Famously hard-working — he once said he took “no vacations” — Mr. Weisselberg gained an unparalleled view into the inner workings of the company and its bare-knuckled brawls with business partners. Mr. Weisselberg “knows of every dime that leaves the building,” Corey Lewandowski, a former Trump campaign official, wrote in the book he co-authored, “Let Trump Be Trump.”
Lawyers for Mr. Weisselberg, who is 73 years old, and the Trump Organization could not immediately be reached for comment. Mr. Trump has long attacked Mr. Vance’s investigation as a partisan “witch hunt.” Earlier this week, he called the fringe benefits that his company provided to employees “things that are standard practice throughout the U.S. business community, and in no way a crime.”
Now that he faces charges, Mr. Weisselberg still could cooperate with the prosecutors. If he ultimately pleads guilty and strikes a deal, he could do considerable damage to Mr. Trump, who for decades has depended on his unflinching loyalty, once declaring with “100 percent” certainty that Mr. Weisselberg had not betrayed him.
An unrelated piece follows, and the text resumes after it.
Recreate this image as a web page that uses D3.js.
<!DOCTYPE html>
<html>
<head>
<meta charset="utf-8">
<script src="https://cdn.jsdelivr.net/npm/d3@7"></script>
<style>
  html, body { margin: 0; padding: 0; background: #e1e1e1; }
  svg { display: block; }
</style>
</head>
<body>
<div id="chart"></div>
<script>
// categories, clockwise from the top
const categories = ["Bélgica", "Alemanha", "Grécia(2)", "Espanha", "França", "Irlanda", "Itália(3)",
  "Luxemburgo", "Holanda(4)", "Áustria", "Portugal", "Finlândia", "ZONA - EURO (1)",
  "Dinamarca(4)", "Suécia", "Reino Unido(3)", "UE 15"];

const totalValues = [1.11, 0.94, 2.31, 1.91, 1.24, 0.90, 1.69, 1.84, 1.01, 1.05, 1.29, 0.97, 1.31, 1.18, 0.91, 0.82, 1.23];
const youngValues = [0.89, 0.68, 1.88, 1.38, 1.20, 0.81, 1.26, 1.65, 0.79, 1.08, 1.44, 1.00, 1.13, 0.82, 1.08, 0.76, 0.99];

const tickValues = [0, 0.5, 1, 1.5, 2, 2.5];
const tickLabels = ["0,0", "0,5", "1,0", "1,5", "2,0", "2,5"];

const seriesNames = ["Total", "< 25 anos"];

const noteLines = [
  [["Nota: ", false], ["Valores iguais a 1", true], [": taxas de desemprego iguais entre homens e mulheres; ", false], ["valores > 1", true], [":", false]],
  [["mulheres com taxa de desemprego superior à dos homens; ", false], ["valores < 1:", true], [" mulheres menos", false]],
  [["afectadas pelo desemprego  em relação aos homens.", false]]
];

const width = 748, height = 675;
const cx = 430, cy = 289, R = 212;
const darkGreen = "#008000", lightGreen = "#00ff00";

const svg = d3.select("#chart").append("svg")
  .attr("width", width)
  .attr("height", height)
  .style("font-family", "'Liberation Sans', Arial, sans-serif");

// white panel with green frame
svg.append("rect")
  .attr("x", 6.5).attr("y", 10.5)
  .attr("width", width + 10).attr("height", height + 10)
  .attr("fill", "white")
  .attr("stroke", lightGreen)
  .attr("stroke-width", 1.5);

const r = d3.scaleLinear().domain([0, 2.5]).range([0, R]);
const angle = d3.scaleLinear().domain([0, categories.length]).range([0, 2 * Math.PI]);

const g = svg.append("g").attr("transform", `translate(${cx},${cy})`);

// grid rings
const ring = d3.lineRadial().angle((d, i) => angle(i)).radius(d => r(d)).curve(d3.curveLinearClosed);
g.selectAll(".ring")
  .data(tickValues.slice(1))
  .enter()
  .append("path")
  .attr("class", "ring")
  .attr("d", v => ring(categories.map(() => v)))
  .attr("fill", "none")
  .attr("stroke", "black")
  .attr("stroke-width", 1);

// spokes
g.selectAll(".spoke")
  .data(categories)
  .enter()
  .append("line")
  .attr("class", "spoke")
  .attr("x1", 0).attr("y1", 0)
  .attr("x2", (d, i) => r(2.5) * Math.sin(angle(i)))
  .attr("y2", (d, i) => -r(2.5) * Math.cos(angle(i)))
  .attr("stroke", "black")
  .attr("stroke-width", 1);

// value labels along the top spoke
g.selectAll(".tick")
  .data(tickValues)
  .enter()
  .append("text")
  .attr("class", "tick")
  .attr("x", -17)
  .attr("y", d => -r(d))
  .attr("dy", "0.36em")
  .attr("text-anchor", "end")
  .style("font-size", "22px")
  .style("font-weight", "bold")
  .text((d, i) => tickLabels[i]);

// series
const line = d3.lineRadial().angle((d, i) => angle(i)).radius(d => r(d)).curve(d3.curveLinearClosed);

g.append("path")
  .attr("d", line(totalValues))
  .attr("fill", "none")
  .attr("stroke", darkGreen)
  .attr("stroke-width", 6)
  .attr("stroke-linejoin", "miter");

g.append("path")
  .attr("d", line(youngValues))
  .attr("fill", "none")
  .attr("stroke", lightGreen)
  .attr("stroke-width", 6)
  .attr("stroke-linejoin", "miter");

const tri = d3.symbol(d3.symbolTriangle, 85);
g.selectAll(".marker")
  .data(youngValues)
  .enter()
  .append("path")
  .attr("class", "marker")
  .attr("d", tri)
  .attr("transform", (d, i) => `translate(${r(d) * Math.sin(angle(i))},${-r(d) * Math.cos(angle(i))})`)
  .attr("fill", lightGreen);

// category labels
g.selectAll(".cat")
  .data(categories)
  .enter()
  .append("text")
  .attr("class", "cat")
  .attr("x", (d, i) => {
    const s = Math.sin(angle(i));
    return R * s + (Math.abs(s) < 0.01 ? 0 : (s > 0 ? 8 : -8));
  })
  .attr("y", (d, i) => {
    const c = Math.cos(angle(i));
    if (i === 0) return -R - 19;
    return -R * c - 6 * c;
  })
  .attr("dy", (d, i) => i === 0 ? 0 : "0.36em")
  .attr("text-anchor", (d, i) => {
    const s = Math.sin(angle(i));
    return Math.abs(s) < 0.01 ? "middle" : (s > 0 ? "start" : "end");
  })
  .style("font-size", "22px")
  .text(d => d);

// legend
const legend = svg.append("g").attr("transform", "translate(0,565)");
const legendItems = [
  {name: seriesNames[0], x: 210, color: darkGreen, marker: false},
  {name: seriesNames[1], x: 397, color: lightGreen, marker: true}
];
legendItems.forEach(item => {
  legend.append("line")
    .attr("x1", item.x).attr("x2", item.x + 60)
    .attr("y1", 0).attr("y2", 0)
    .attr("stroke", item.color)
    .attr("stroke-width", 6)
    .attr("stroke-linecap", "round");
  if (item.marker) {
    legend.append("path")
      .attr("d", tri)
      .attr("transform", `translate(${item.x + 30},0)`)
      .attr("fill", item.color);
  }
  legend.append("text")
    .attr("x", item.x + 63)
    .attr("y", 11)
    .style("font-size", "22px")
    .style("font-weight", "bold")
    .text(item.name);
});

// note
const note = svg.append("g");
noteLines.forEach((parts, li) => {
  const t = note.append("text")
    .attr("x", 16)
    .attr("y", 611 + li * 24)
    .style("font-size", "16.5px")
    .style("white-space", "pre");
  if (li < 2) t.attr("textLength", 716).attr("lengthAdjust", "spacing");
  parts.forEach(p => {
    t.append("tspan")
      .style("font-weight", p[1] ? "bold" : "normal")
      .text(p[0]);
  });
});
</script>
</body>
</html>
The two started working together closely in the late 1970s, with Mr. Weisselberg putting in time on nights and weekends to handle projects for Mr. Trump, the ambitious son of his boss, Fred Trump. Mr. Weisselberg said in a 2015 deposition that he had been helping with Mr. Trump’s tax returns since at least the 1990s, when Mr. Trump made him the organization’s chief financial officer.
Mr. Weisselberg has remained steadfastly loyal to the company even as his own name surfaced during congressional and federal investigations into Mr. Trump. While Mr. Weisselberg was never a target of those investigations, he has long been a central focus of the district attorney’s inquiry, which began in August 2018.
As the prosecutors have zeroed in on the benefits he and his family received from Mr. Trump, they have examined tens of thousands of dollars in private school tuition for one of Mr. Weisselberg’s grandchildren, a rent-free apartment on the Upper West Side of Manhattan and leased Mercedes-Benz vehicles. Mr. Weisselberg’s wife also received her own leased Mercedes.
Mr. Weisselberg was not the only senior company executive to receive similar perks. Until 2018, when the company reined in the benefits, it provided a number of employees with Mercedes-Benzes.